Ma démarche ne consiste pas à salir, à blanchir ou à noircir le tableau, mais trouver la juste nuance de gris, sans même présumer si ça sera gris clair ou gris foncé, et m'approcher au plus près de la réalité du terrain, qu'elle soit plaisante ou déplaisante. D'abord les faits, ensuite les conclusions.

[ABP] N'avez-vous traité que les exactions ?

[Y.M.] Non, j'aborde les questions politiques, militaires et juridiques. Comment les résistances gaullistes et communistes se sont organisées, se sont affrontées, quelle a été l'importance des combats contre les Allemands. J'ai mené un travail de compilation, d'analyse, de recoupements que même les historiens universitaires en Bretagne n'ont pas fait. Je ne connais pas grand monde qui se soit intéressé aux conventions de Genève et la manière dont les uns et les autres en tenaient compte : or, ces conventions de Genève étaient en vigueur au moment du conflit et chaque partie les interprétaient à sa façon. Mais les exactions ne peuvent être dissociées de l'action même de la Résistance, même quand des crimes paraissent seulement crapuleux. C'était maintenant qu'il fallait reconstituer le cheminement d'ordres oraux qu'on ne trouvera pas dans les archives, les faux témoignages de résistants.… Je n'ai d'ailleurs pas pu écrire tout ce que j'ai pu rassembler comme information sur le sujet, mais tout est conservé ! De plus, je suis contacté depuis la parution de «Joli mois de mai» pour me faire part d'affaires non élucidées et qui ne sont pas non plus commémorées. Même si cela ne devrait pas être à moi de mener cette démarche, j'accepte de la faire ( (voir le site) où l'on peut me contacter ou écrire à jolimoisdemai1944[at]free.fr )... je pense n'avoir traité, des exactions et des règlements de comptes, que la partie émergée de l'iceberg. D'autres affaires sont à étudier sans jamais oublier que la grande majorité des résistants ont eu un parcours remarquable et exemplaire : ils se sont affrontés aux seuls Allemands et pas à leurs compatriotes.

[ABP] Alors pourquoi écrire un livre qui risque de ternir l'image de la Résistance ?

[Y.M.] Je connais non seulement les milieux résistants, mais aussi certains milieux réputés « collaborateurs » et le mouvement breton.
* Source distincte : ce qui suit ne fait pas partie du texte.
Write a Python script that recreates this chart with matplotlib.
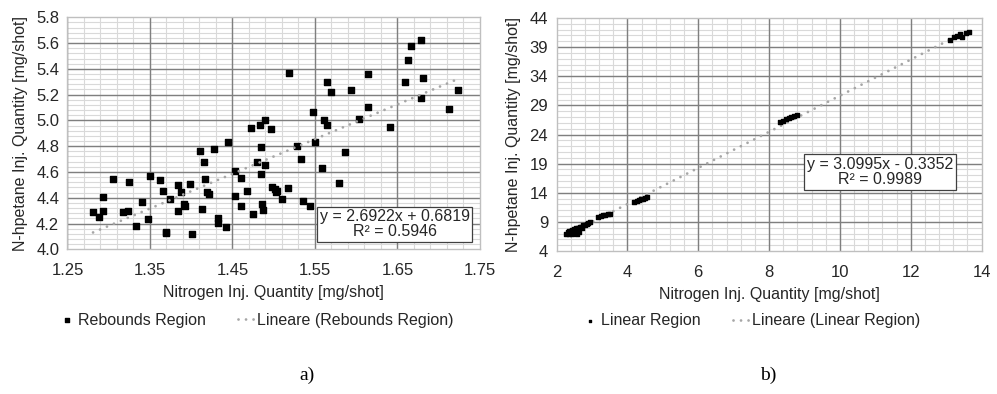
import numpy as np
import matplotlib
matplotlib.use("Agg")
import matplotlib.pyplot as plt
from matplotlib.ticker import MultipleLocator, FormatStrFormatter

plt.rcParams['font.family'] = ['Liberation Sans', 'DejaVu Sans']

# Rebounds region: nitrogen vs n-heptane injected quantity [mg/shot]
reb_n2 = [1.281, 1.288, 1.293, 1.293, 1.305, 1.317, 1.323, 1.325, 1.340, 1.333,
          1.348, 1.350, 1.362, 1.366, 1.369, 1.370, 1.374, 1.384, 1.384, 1.388,
          1.391, 1.393, 1.399, 1.401, 1.411, 1.416, 1.413, 1.417, 1.419, 1.422,
          1.428, 1.432, 1.433, 1.442, 1.444, 1.453, 1.453, 1.460, 1.460, 1.468,
          1.472, 1.483, 1.490, 1.497, 1.485, 1.480, 1.490, 1.485, 1.475, 1.486,
          1.487, 1.4985, 1.501, 1.503, 1.5045, 1.510, 1.517, 1.518, 1.528, 1.533,
          1.536, 1.544, 1.548, 1.550, 1.559, 1.561, 1.564, 1.564, 1.570, 1.579,
          1.587, 1.594, 1.603, 1.614, 1.614, 1.641, 1.659, 1.663, 1.667, 1.679,
          1.681, 1.679, 1.712, 1.723]
reb_hep = [4.287, 4.253, 4.297, 4.408, 4.543, 4.289, 4.297, 4.522, 4.365, 4.183,
           4.233, 4.566, 4.538, 4.455, 4.132, 4.127, 4.393, 4.501, 4.297, 4.442,
           4.349, 4.334, 4.504, 4.121, 4.760, 4.677, 4.310, 4.543, 4.445, 4.432,
           4.781, 4.204, 4.243, 4.173, 4.835, 4.605, 4.416, 4.556, 4.338, 4.455,
           4.943, 4.962, 5.001, 4.933, 4.796, 4.677, 4.652, 4.582, 4.276, 4.354,
           4.303, 4.485, 4.465, 4.445, 4.450, 4.388, 4.478, 5.368, 4.799, 4.703,
           4.372, 4.336, 5.065, 4.835, 4.633, 5.001, 4.962, 5.298, 5.218, 4.517,
           4.757, 5.236, 5.011, 5.363, 5.104, 4.951, 5.298, 5.466, 5.577, 5.621,
           5.331, 5.176, 5.091, 5.236]
reb_slope, reb_icpt, reb_r2 = 2.6922, 0.6819, 0.5946

# Linear region
lin_n2 = [2.28, 2.31, 2.34, 2.36, 2.38, 2.40, 2.42, 2.45, 2.47, 2.50, 2.52, 2.55,
          2.57, 2.60, 2.62, 2.65, 2.68, 2.72, 2.75, 2.80, 2.85, 2.90, 2.95, 2.44,
          2.58, 2.63,
          3.18, 3.25, 3.32, 3.38, 3.44, 3.50,
          4.20, 4.26, 4.32, 4.38, 4.44, 4.50, 4.55,
          8.32, 8.40, 8.48, 8.55, 8.62, 8.70, 8.78,
          13.12, 13.22, 13.30, 13.38, 13.46, 13.55, 13.64]
lin_hep = [6.9, 7.3, 7.0, 7.4, 7.2, 7.5, 7.1, 7.6, 7.3, 7.8, 7.4, 7.9,
           7.5, 8.0, 7.7, 8.1, 8.2, 8.0, 8.4, 8.5, 8.6, 8.8, 9.0, 6.9,
           6.9, 7.2,
           9.8, 10.0, 10.1, 10.2, 10.3, 10.4,
           12.5, 12.6, 12.8, 12.9, 13.0, 13.1, 13.2,
           26.2, 26.4, 26.6, 26.8, 27.0, 27.2, 27.4,
           40.3, 40.7, 40.9, 41.3, 40.8, 41.4, 41.6]
lin_slope, lin_icpt, lin_r2 = 3.0995, -0.3352, 0.9989

fig = plt.figure(figsize=(9.97, 3.94), dpi=100)
ax1 = fig.add_axes([0.0677, 0.3673, 0.4137, 0.5888])
ax2 = fig.add_axes([0.5582, 0.3629, 0.4263, 0.5914])

MAJOR = '#7f7f7f'
MINOR = '#d9d9d9'
TREND = '#a6a6a6'
TEXT = '#262626'
TICKFS = 12
LABFS = 11.5


def grid_lines(ax, locator, lim, vertical, color, lw, z):
    vals = [v for v in locator.tick_values(*lim) if lim[0] < v < lim[1]]
    if vertical:
        ax.vlines(vals, 0, 1, transform=ax.get_xaxis_transform(),
                  colors=color, linewidth=lw, zorder=z)
    else:
        ax.hlines(vals, 0, 1, transform=ax.get_yaxis_transform(),
                  colors=color, linewidth=lw, zorder=z)


def style(ax, xlim, ylim, xmaj, xmin, ymaj, ymin, xfmt, yfmt):
    ax.set_xlim(*xlim)
    ax.set_ylim(*ylim)
    xM, xm = MultipleLocator(*xmaj), MultipleLocator(*xmin)
    yM, ym = MultipleLocator(*ymaj), MultipleLocator(*ymin)
    ax.xaxis.set_major_locator(xM)
    ax.yaxis.set_major_locator(yM)
    ax.xaxis.set_major_formatter(FormatStrFormatter(xfmt))
    ax.yaxis.set_major_formatter(FormatStrFormatter(yfmt))
    # light minor grid first, darker major grid on top
    grid_lines(ax, xm, xlim, True, MINOR, 0.8, 0.5)
    grid_lines(ax, ym, ylim, False, MINOR, 0.8, 0.5)
    grid_lines(ax, xM, xlim, True, MAJOR, 1.0, 0.8)
    grid_lines(ax, yM, ylim, False, MAJOR, 1.0, 0.8)
    ax.tick_params(which='both', length=0, labelsize=TICKFS, labelcolor=TEXT)
    ax.tick_params(axis='x', pad=10)
    ax.tick_params(axis='y', pad=6)
    for s in ax.spines.values():
        s.set_color('#bfbfbf')
        s.set_linewidth(1.0)
    ax.set_xlabel('Nitrogen Inj. Quantity [mg/shot]', fontsize=LABFS,
                  color=TEXT, labelpad=5)
    ax.set_ylabel('N-hpetane Inj. Quantity [mg/shot]', fontsize=LABFS,
                  color=TEXT, labelpad=6)


style(ax1, (1.25, 1.75), (4.0, 5.8), (0.1, 0.05), (0.02, 0.01), (0.2,), (0.04,),
      '%.2f', '%.1f')
style(ax2, (2, 14), (4, 44), (2,), (0.4,), (5, 4), (1,), '%d', '%d')

# Rebounds region scatter + linear trend
s1 = ax1.scatter(reb_n2, reb_hep, marker='s', s=18, color='black', zorder=3,
                 label='Rebounds Region')
xt = np.array([min(reb_n2), max(reb_n2)])
l1, = ax1.plot(xt, reb_slope * xt + reb_icpt, color=TREND, linewidth=2.0,
               linestyle=(0, (0.01, 2.7)), dash_capstyle='round', zorder=4,
               label='Lineare (Rebounds Region)')
ax1.text(0.793, 0.107, f'y = {reb_slope:.4f}x + {reb_icpt:.4f}\nR² = {reb_r2:.4f}',
         transform=ax1.transAxes, ha='center', va='center', fontsize=LABFS,
         color=TEXT, linespacing=1.0, zorder=5,
         bbox=dict(boxstyle='square,pad=0.18', fc='white', ec='#404040', lw=0.9))

# Linear region scatter + linear trend
s2 = ax2.scatter(lin_n2, lin_hep, marker='s', s=7, color='black', zorder=3,
                 label='Linear Region')
xt2 = np.array([min(lin_n2), max(lin_n2)])
l2, = ax2.plot(xt2, lin_slope * xt2 + lin_icpt, color=TREND, linewidth=2.0,
               linestyle=(0, (0.01, 2.7)), dash_capstyle='round', zorder=2,
               label='Lineare (Linear Region)')
sign = '-' if lin_icpt < 0 else '+'
ax2.text(0.762, 0.339, f'y = {lin_slope:.4f}x {sign} {abs(lin_icpt):.4f}\nR² = {lin_r2:.4f}',
         transform=ax2.transAxes, ha='center', va='center', fontsize=LABFS,
         color=TEXT, linespacing=1.0, zorder=5,
         bbox=dict(boxstyle='square,pad=0.18', fc='white', ec='#404040', lw=0.9))

leg_kw = dict(loc='center', ncol=2, frameon=False, fontsize=LABFS,
              handlelength=1.0, handletextpad=0.2, columnspacing=2.0,
              labelcolor=TEXT, markerscale=0.7)
fig.legend(handles=[s1, l1], bbox_to_anchor=(256 / 997, 1 - 320 / 394), **leg_kw)
fig.legend(handles=[s2, l2], bbox_to_anchor=(751 / 997, 1 - 321 / 394), **leg_kw)

fig.text(307 / 997, 1 - 375 / 394, 'a)', ha='center', va='center',
         fontsize=14, family='Liberation Serif')
fig.text(768 / 997, 1 - 375 / 394, 'b)', ha='center', va='center',
         fontsize=14, family='Liberation Serif')

fig.savefig('out.png', dpi=100)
J'ai des amis et des connaissances dans tous les camps. J'ai découvert, lors de mon enquête, que mon père était ami avec les enfants d'une famille victime d'une exaction caractérisée de la Résistance bretonne, un crime politique par excellence. Et ces personnes appréciaient mon père, bien qu'il ait été résistant et ne lui en tenaient pas rigueur. La manière dont les associations résistantes perpétuent le souvenir est une impasse. Elle ne permet pas de faire le deuil de nos victimes, de se projeter dans l'avenir. Il y a une étape fondamentale, une condition pour dépasser dans quelques années ces guerres de la mémoire qui obstruent l'avenir et la cohésion nationales en Bretagne : c'est de traiter sans tabou le dernier dossier de la Seconde Guerre mondiale, celui de la Résistance, pour commencer à dépasser les séquelles de ce qui a surtout été une guerre civile. J'ai rencontré, il y a trois ans, un jeune homme dont un grand-père a été au Bezen Perrot et l'autre dans la Résistance. Il est bien sa peau, n'a pas d'état d'âme et il va de l'avant. C'est lui la Bretagne de demain.

Même si la guerre de la mémoire va encore durer quelques années, la réalité des faits ne peut que s'imposer dans le long terme. Même Françoise Morvan finira par se fatiguer de voir des nazis ou des fils de nazis partout. On cessera un jour de s'invectiver sur ces questions. L'avenir est plein d'espoirs mais il passe par une réconciliation, même s'il ne s'agit plus que de réconcilier les mémoires.